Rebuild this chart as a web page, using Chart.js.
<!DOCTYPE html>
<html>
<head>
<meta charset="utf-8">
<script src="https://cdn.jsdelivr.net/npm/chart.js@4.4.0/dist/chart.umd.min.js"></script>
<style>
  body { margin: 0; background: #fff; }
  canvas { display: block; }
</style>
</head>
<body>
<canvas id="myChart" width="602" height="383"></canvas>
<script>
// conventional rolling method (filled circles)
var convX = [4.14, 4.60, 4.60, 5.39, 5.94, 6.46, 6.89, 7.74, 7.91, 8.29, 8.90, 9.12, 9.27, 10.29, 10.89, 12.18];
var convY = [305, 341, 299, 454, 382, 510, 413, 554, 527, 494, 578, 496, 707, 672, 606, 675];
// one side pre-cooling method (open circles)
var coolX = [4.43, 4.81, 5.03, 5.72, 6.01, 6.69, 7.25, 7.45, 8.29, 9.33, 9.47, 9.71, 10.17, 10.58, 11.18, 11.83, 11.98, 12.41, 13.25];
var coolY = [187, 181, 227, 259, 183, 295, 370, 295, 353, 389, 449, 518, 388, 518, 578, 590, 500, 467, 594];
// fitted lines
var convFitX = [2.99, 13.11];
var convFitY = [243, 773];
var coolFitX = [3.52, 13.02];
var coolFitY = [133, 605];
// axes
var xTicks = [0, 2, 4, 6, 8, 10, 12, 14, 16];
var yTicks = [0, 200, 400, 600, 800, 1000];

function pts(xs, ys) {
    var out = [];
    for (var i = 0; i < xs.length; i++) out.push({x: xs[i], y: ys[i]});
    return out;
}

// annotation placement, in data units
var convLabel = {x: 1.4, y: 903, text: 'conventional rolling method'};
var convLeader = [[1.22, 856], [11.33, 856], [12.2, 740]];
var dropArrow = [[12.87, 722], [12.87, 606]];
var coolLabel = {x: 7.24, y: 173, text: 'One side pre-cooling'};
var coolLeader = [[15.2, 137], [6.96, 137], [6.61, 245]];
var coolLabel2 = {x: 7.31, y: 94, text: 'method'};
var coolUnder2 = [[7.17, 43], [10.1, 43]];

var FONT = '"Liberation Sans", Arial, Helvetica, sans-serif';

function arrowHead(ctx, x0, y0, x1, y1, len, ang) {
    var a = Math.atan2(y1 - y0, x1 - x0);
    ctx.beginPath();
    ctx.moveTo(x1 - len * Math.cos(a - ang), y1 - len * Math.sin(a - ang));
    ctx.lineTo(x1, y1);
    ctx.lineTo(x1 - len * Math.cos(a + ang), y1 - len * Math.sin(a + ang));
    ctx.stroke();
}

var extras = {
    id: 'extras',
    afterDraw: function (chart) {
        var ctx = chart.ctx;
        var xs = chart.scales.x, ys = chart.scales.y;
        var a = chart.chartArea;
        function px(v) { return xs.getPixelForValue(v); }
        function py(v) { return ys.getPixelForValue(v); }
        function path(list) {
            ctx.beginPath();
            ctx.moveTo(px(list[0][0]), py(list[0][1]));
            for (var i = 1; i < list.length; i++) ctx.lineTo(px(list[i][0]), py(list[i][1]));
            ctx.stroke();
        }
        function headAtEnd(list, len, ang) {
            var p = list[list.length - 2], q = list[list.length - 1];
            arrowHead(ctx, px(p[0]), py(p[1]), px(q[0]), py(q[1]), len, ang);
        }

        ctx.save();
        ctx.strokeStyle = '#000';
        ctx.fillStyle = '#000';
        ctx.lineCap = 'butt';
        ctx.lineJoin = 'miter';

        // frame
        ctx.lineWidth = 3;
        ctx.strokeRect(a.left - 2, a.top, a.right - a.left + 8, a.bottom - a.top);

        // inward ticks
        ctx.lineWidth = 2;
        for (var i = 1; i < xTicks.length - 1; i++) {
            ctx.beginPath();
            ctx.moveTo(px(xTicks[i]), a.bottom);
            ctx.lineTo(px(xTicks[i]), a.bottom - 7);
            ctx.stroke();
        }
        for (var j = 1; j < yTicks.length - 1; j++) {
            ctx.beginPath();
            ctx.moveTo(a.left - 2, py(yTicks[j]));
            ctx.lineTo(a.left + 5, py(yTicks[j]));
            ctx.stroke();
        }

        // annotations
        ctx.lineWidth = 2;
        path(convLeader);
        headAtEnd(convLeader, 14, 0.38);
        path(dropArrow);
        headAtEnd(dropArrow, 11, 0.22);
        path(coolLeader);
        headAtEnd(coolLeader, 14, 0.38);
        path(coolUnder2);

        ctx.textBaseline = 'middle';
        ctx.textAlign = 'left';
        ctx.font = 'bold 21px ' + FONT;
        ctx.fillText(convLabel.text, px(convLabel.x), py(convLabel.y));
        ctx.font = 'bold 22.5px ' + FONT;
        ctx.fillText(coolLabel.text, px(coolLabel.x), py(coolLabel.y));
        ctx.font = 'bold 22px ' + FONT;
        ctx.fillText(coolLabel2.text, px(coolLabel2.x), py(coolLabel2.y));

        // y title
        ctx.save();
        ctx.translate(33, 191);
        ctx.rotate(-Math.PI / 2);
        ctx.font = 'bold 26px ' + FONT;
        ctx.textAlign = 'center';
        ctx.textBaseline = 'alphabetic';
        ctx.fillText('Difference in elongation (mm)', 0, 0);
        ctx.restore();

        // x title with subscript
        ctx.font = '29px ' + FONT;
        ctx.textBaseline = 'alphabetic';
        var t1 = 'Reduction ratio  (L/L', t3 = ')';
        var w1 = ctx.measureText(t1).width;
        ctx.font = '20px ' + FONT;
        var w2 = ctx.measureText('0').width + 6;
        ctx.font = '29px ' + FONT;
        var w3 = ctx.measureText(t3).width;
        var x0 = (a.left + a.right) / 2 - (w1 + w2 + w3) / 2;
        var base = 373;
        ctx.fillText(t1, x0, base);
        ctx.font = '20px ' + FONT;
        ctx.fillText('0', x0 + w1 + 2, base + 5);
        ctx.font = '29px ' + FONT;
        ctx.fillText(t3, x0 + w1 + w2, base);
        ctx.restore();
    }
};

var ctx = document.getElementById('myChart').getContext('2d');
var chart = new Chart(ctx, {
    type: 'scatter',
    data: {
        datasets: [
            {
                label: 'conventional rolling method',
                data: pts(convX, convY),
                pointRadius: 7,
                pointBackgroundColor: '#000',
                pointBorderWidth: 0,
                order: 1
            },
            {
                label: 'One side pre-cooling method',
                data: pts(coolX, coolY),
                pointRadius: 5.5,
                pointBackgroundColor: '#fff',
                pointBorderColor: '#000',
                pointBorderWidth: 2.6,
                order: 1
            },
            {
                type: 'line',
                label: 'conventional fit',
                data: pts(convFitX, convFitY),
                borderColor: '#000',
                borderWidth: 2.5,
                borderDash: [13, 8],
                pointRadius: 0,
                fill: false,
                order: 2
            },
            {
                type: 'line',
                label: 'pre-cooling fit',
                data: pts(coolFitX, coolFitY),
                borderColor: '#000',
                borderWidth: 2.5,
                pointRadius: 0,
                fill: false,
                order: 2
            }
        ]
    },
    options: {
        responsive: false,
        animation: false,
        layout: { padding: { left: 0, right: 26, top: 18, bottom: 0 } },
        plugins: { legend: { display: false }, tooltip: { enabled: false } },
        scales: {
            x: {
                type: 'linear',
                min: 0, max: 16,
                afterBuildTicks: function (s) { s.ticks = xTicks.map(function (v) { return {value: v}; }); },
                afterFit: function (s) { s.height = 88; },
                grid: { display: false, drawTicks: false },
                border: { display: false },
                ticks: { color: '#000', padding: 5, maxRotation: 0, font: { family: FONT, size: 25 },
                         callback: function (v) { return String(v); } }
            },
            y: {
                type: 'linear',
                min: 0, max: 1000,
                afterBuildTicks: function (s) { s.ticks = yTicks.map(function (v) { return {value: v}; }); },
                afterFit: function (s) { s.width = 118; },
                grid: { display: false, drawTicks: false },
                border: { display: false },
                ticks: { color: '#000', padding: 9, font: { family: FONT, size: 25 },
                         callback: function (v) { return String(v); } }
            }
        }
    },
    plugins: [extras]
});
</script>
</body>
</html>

================

▶ **Written request**: Beginning at the first line above, repeat exactly until the line containing "var yTicks = [0, 200, 400, 600, 800, 1000];", which is included.

▶ **Expected answer**:
Rebuild this chart as a web page, using Chart.js.
<!DOCTYPE html>
<html>
<head>
<meta charset="utf-8">
<script src="https://cdn.jsdelivr.net/npm/chart.js@4.4.0/dist/chart.umd.min.js"></script>
<style>
  body { margin: 0; background: #fff; }
  canvas { display: block; }
</style>
</head>
<body>
<canvas id="myChart" width="602" height="383"></canvas>
<script>
// conventional rolling method (filled circles)
var convX = [4.14, 4.60, 4.60, 5.39, 5.94, 6.46, 6.89, 7.74, 7.91, 8.29, 8.90, 9.12, 9.27, 10.29, 10.89, 12.18];
var convY = [305, 341, 299, 454, 382, 510, 413, 554, 527, 494, 578, 496, 707, 672, 606, 675];
// one side pre-cooling method (open circles)
var coolX = [4.43, 4.81, 5.03, 5.72, 6.01, 6.69, 7.25, 7.45, 8.29, 9.33, 9.47, 9.71, 10.17, 10.58, 11.18, 11.83, 11.98, 12.41, 13.25];
var coolY = [187, 181, 227, 259, 183, 295, 370, 295, 353, 389, 449, 518, 388, 518, 578, 590, 500, 467, 594];
// fitted lines
var convFitX = [2.99, 13.11];
var convFitY = [243, 773];
var coolFitX = [3.52, 13.02];
var coolFitY = [133, 605];
// axes
var xTicks = [0, 2, 4, 6, 8, 10, 12, 14, 16];
var yTicks = [0, 200, 400, 600, 800, 1000];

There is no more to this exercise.